BOSTON — They are the body’s natural big guns when it comes to COVID-19: neutralizing antibodies that should, in theory, kill off the coronavirus.
But new research suggests it doesn’t take long after an infection for those antibodies to retreat -- and that may have implications for long-term immunity to COVID-19.
South Korean scientists looked at around 20 symptomatic and asymptomatic coronavirus patients. They found all had developed neutralizing antibodies two months after infection, but the symptomatic group had a higher amount or titer than the asymptomatic group.
But by five months, levels in both groups had declined.
Between the two groups combined, the mean antibody titer dropped from 219 to 143.
The research appears in the Centers for Disease Control and Prevention publication Emerging Infectious Diseases.
“I wouldn’t say that loss of neutralizing antibodies means those people are all ready to be re-infected,” said Epidemiologist Marc Lipsitch, DPhil., director of the Center for Communicable Disease Dynamics at Harvard School of Public Health. “Whether someone who once had neutralizing antibodies and no longer does has totally lost protection -- it’s unlikely that they’ve totally lost protection. But also it’s possible they’ve lost some of their protection.”

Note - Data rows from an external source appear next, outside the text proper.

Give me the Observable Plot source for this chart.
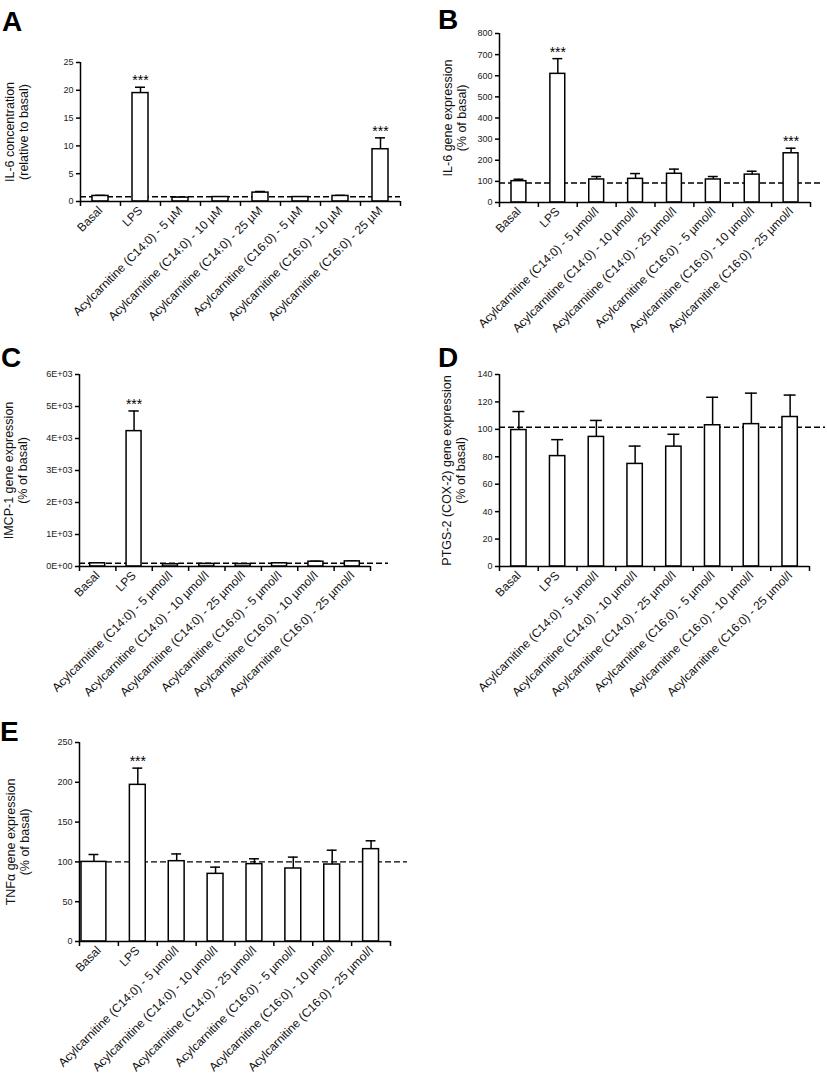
<!DOCTYPE html>
<html><head><meta charset="utf-8">
<script src="https://cdn.jsdelivr.net/npm/d3@7"></script>
<script src="https://cdn.jsdelivr.net/npm/@observablehq/plot@0.6"></script>
<style>
body{margin:0;background:#fff;width:827px;height:1077px;position:relative;overflow:hidden;font-family:"Liberation Sans",Arial,sans-serif}
.panel{position:absolute}
.letter{position:absolute;font-weight:bold;font-size:28px;line-height:28px;color:#000;font-family:"Liberation Sans",Arial,sans-serif}
svg{overflow:visible}
</style></head><body>
<script>
// ---- Categories ----
const categoriesMicroM = ["Basal","LPS","Acylcarnitine (C14:0) - 5 µM","Acylcarnitine (C14:0) - 10 µM","Acylcarnitine (C14:0) - 25 µM","Acylcarnitine (C16:0) - 5 µM","Acylcarnitine (C16:0) - 10 µM","Acylcarnitine (C16:0) - 25 µM"];
const categoriesMicroMol = ["Basal","LPS","Acylcarnitine (C14:0) - 5 µmol/l","Acylcarnitine (C14:0) - 10 µmol/l","Acylcarnitine (C14:0) - 25 µmol/l","Acylcarnitine (C16:0) - 5 µmol/l","Acylcarnitine (C16:0) - 10 µmol/l","Acylcarnitine (C16:0) - 25 µmol/l"];

// ---- Panel A: IL-6 concentration ----
const il6ConcMean = [1.0, 19.5, 0.7, 0.8, 1.6, 0.8, 1.0, 9.4];
const il6ConcErr  = [0.1, 1.05, 0.05, 0.05, 0.2, 0.05, 0.1, 2.05];
const il6ConcSig  = ["", "***", "", "", "", "", "", "***"];
const il6ConcRef  = 0.85;
const il6ConcTicks = [0, 5, 10, 15, 20, 25];

// ---- Panel B: IL-6 gene expression ----
const il6GeneMean = [101, 609, 109, 112, 136, 109, 132, 233];
const il6GeneErr  = [9, 72, 14, 25, 22, 14, 16, 24];
const il6GeneSig  = ["", "***", "", "", "", "", "", "***"];
const il6GeneRef  = 92;
const il6GeneTicks = [0, 100, 200, 300, 400, 500, 600, 700, 800];

// ---- Panel C: IMCP-1 gene expression ----
const mcp1Mean = [100, 4230, 70, 80, 75, 100, 150, 160];
const mcp1Err  = [10, 630, 8, 8, 8, 15, 15, 15];
const mcp1Sig  = ["", "***", "", "", "", "", "", ""];
const mcp1Ref  = 100;
const mcp1Ticks = [0, 1000, 2000, 3000, 4000, 5000, 6000];

// ---- Panel D: PTGS-2 (COX-2) gene expression ----
const ptgs2Mean = [99.5, 80.5, 94.5, 74.8, 87.4, 103, 103.8, 109];
const ptgs2Err  = [13.5, 12, 12, 13, 9, 20.4, 22.6, 16];
const ptgs2Sig  = ["", "", "", "", "", "", "", ""];
const ptgs2Ref  = 101.5;
const ptgs2Ticks = [0, 20, 40, 60, 80, 100, 120, 140];

// ---- Panel E: TNFα gene expression ----
const tnfMean = [100, 196.8, 100.9, 85, 97.2, 91.7, 96.7, 116];
const tnfErr  = [9.3, 21, 9.1, 8.4, 6.7, 14.3, 18, 10.5];
const tnfSig  = ["", "***", "", "", "", "", "", ""];
const tnfRef  = 100;
const tnfTicks = [0, 50, 100, 150, 200, 250];

const FONT = '"Liberation Sans", Arial, sans-serif';

function sciFormat(v) {
  if (v === 0) return "0E+00";
  const e = Math.floor(Math.log10(v));
  return (v / Math.pow(10, e)) + "E+" + String(e).padStart(2, "0");
}

function panel(cfg) {
  const {cats, mean, err, sig, ref, ticks, fmt, yLabel, letter, left, top, width, height,
         mL, mR, mT, mB, barInset, capInset, refExtend, labelDx, letterLeft, letterTop, firstBar} = cfg;
  const n = cats.length;
  const rows = cats.map((c, i) => ({i, c, m: mean[i], e: err[i], s: sig[i]}));
  const regular = firstBar ? rows.slice(1) : rows;
  const first = firstBar ? rows.slice(0, 1) : [];
  const marks = [
    Plot.ruleY([ref], {strokeDasharray: "6,3", strokeWidth: 1.4, stroke: "#000", insetRight: -refExtend}),
    Plot.ruleX(regular, {x: d => d.i + 0.5, y1: "m", y2: d => d.m + d.e, strokeWidth: 1.5, stroke: "#000"}),
    Plot.ruleY(regular, {y: d => d.m + d.e, x1: "i", x2: d => d.i + 1, insetLeft: capInset, insetRight: capInset, strokeWidth: 1.5, stroke: "#000"}),
    Plot.rectY(regular, {x1: "i", x2: d => d.i + 1, y1: 0, y2: "m", fill: "white", stroke: "#000", strokeWidth: 1.5, insetLeft: barInset, insetRight: barInset})
  ];
  if (firstBar) {
    marks.push(
      Plot.ruleX(first, {x: d => d.i + 0.5, y1: "m", y2: d => d.m + d.e, strokeWidth: 1.5, stroke: "#000", dx: firstBar.dx}),
      Plot.ruleY(first, {y: d => d.m + d.e, x1: "i", x2: d => d.i + 1, insetLeft: capInset + firstBar.dx, insetRight: capInset - firstBar.dx, strokeWidth: 1.5, stroke: "#000"}),
      Plot.rectY(first, {x1: "i", x2: d => d.i + 1, y1: 0, y2: "m", fill: "white", stroke: "#000", strokeWidth: 1.5, insetLeft: firstBar.insetLeft, insetRight: firstBar.insetRight})
    );
  }
  marks.push(
    Plot.text(rows.filter(d => d.s), {x: d => d.i + 0.5, y: d => d.m + d.e, text: "s", lineAnchor: "bottom", dy: -2, fontSize: 14, fill: "#000"}),
    Plot.axisY({ticks, tickFormat: fmt, tickSize: 4, tickPadding: 3, fontSize: 9, strokeWidth: 1.5, fill: "#222", label: null}),
    Plot.axisX({ticks: d3.range(n + 1), tickFormat: () => "", tickSize: 5, strokeWidth: 1.5, label: null}),
    Plot.axisX({ticks: d3.range(n).map(i => i + 0.5), tickFormat: v => cats[Math.floor(v)], tickSize: 0, tickPadding: 7, tickRotate: -45, fontSize: 12, fill: "#111", label: null}),
    Plot.ruleX([0], {strokeWidth: 1.5, stroke: "#000"}),
    Plot.ruleY([0], {strokeWidth: 1.5, stroke: "#000"}),
    Plot.text([yLabel], {frameAnchor: "left", textAnchor: "middle", lineAnchor: "middle", rotate: -90, dx: labelDx, fontSize: 12.5, lineHeight: 1.1, fill: "#111"})
  );
  const chart = Plot.plot({
    width, height, marginLeft: mL, marginRight: mR, marginTop: mT, marginBottom: mB,
    style: {fontFamily: FONT, fontSize: "9px", color: "#000", background: "none", overflow: "visible"},
    x: {domain: [0, n], axis: null},
    y: {domain: [0, ticks[ticks.length - 1]], axis: null},
    marks
  });
  const div = document.createElement("div");
  div.className = "panel";
  div.style.left = left + "px";
  div.style.top = top + "px";
  div.appendChild(chart);
  document.body.appendChild(div);
  const L = document.createElement("div");
  L.className = "letter";
  L.textContent = letter;
  L.style.left = letterLeft + "px";
  L.style.top = letterTop + "px";
  document.body.appendChild(L);
}

panel({cats: categoriesMicroM, mean: il6ConcMean, err: il6ConcErr, sig: il6ConcSig, ref: il6ConcRef,
  ticks: il6ConcTicks, fmt: d => String(d), yLabel: "IL-6 concentration\n(relative to basal)", letter: "A",
  left: 0, top: 0, width: 410, height: 340, mL: 80, mR: 10, mT: 62, mB: 139,
  barInset: 12, capInset: 15, refExtend: 0, labelDx: -64, letterLeft: 2, letterTop: 8});

panel({cats: categoriesMicroMol, mean: il6GeneMean, err: il6GeneErr, sig: il6GeneSig, ref: il6GeneRef,
  ticks: il6GeneTicks, fmt: d => String(d), yLabel: "IL-6 gene expression\n(% of basal)", letter: "B",
  left: 410, top: 0, width: 417, height: 340, mL: 89, mR: 17, mT: 33, mB: 138,
  barInset: 12, capInset: 14.5, refExtend: 13, labelDx: -45, letterLeft: 438, letterTop: 6});

panel({cats: categoriesMicroMol, mean: mcp1Mean, err: mcp1Err, sig: mcp1Sig, ref: mcp1Ref,
  ticks: mcp1Ticks, fmt: sciFormat, yLabel: "IMCP-1 gene expression\n(% of basal)", letter: "C",
  left: 0, top: 330, width: 410, height: 360, mL: 79, mR: 40, mT: 44, mB: 124,
  barInset: 10.7, capInset: 13, refExtend: 18, labelDx: -64, letterLeft: 1, letterTop: 344});

panel({cats: categoriesMicroMol, mean: ptgs2Mean, err: ptgs2Err, sig: ptgs2Sig, ref: ptgs2Ref,
  ticks: ptgs2Ticks, fmt: d => String(d), yLabel: "PTGS-2 (COX-2) gene expression\n(% of basal)", letter: "D",
  left: 410, top: 330, width: 417, height: 360, mL: 89, mR: 18, mT: 44, mB: 124,
  barInset: 11.7, capInset: 13.4, refExtend: 16, labelDx: -46, letterLeft: 438, letterTop: 344});

panel({cats: categoriesMicroMol, mean: tnfMean, err: tnfErr, sig: tnfSig, ref: tnfRef,
  ticks: tnfTicks, fmt: d => String(d), yLabel: "TNFα gene expression\n(% of basal)", letter: "E",
  left: 0, top: 690, width: 420, height: 387, mL: 79, mR: 30, mT: 52, mB: 136,
  barInset: 11.5, capInset: 14.5, refExtend: 17, labelDx: -62, letterLeft: 0, letterTop: 718,
  firstBar: {insetLeft: 2, insetRight: 12, dx: -5}});
</script>
</body></html>
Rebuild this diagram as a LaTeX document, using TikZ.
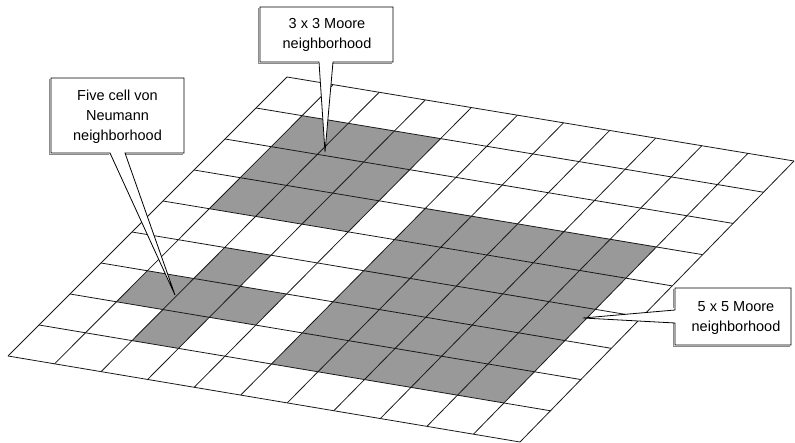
\documentclass[tikz,border=0pt]{standalone}
\usepackage{fontspec}
\setmainfont{Liberation Sans}
% fill a rectangular block of cells, columns #1..#3, rows #2..#4
\newcommand\cellblock[4]{%
  \fill[cellfill] ({gx(#1,#2)},{gy(#1,#2)}) -- ({gx(#3,#2)},{gy(#3,#2)})
    -- ({gx(#3,#4)},{gy(#3,#4)}) -- ({gx(#1,#4)},{gy(#1,#4)}) -- cycle;}
\begin{document}
\begin{tikzpicture}[x=1pt,y=-1pt,
  % bilinear map of the 11 x 9 cell sheet seen in perspective
  declare function={
    gx(\cc,\rr)=(1-\rr/9)*(287+\cc/11*507)+\rr/9*(8+\cc/11*512);
    gy(\cc,\rr)=(1-\rr/9)*(77+\cc/11*84)+\rr/9*(356+\cc/11*86);
  },
  cellfill/.style={fill=black!40},
  gridline/.style={line width=0.8pt, black!90},
  calloutbox/.style={draw=black, line width=0.8pt, fill=white, line join=miter},
  calloutshade/.style={draw=black!45, line width=0.9pt},
  labeltext/.style={align=center, font=\fontsize{14.5}{20}\selectfont, inner sep=0pt}
]
\useasboundingbox (0,0) rectangle (795,443);

% shaded neighbourhoods
\cellblock{1}{1}{4}{4}   % 3 x 3 Moore
\cellblock{2}{5}{3}{6}   % von Neumann cross
\cellblock{1}{6}{4}{7}
\cellblock{2}{7}{3}{8}
\cellblock{5}{3}{10}{8}  % 5 x 5 Moore

% cell grid
\foreach \i in {0,...,11}
  \draw[gridline] ({gx(\i,0)},{gy(\i,0)}) -- ({gx(\i,9)},{gy(\i,9)});
\foreach \j in {0,...,9}
  \draw[gridline] ({gx(0,\j)},{gy(0,\j)}) -- ({gx(11,\j)},{gy(11,\j)});

% pointer tips
\coordinate (vnTip) at (175,295);
\coordinate (m3Tip) at (325,152);
\coordinate (m5Tip) at (583,318);

% von Neumann callout
\draw[calloutshade] (49.5,79.5) -- (49.5,154.5) -- (108.5,154.5)
  (123.5,154.5) -- (182.5,154.5);
\draw[calloutbox] (51,78) -- (184,78) -- (184,153) -- (125,153) -- (vnTip)
  -- (110,153) -- (51,153) -- cycle;
\node[labeltext] (vnLabel) at (117.5,117) {Five cell von\\Neumann\\neighborhood};

% 3 x 3 Moore callout
\draw[calloutshade] (258.5,8.5) -- (258.5,63.5) -- (317.5,63.5)
  (331.5,63.5) -- (391.5,63.5);
\draw[calloutbox] (260,7) -- (393,7) -- (393,62) -- (333,62) -- (m3Tip)
  -- (319,62) -- (260,62) -- cycle;
\node[labeltext] (m3Label) at (327,34.5) {3 x 3 Moore\\neighborhood};

% 5 x 5 Moore callout
\draw[calloutshade] (673.5,289.5) -- (673.5,308.5)
  (673.5,321.5) -- (673.5,346.5) -- (789.5,346.5);
\draw[calloutbox] (675,310) -- (675,288) -- (791,288) -- (791,345)
  -- (675,345) -- (675,323) -- (m5Tip) -- cycle;
\node[labeltext] (m5Label) at (736,318) {5 x 5 Moore\\neighborhood};
\end{tikzpicture}
\end{document}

And to some extent, a drop in neutralizing antibody levels with COVID-19 is not surprising. Its predecessor coronaviruses, SARS and MERS, also seemingly left, over time, little in the way of immunological evidence of infection.
“It could be that there’s (SARS and MERS) antibody present but it’s just that it’s not detectable with the tests we can use to detect them,” said David Walt, PhD, a faculty member at Harvard Medical School and in the Department of Pathology at Brigham and Women’s Hospital. “It’s not that they’re not there, necessarily. It may be that they’re at really low levels.”
If that is the case, Walt said the potential remains for a healthy immune response on rechallenge with the virus.
Walt said it’s important to remember the immune system has other options to respond to foreign invaders... including memory B-cells and T-cells which attack virus-infected cells, so even with limited antibodies an immune response is possible.
And what hasn’t even been determined yet is the importance of low antibody levels to COVID-19.
“It’s still unknown whether there’s a correlation between low levels of antibodies and a lack of protection,” Walt said.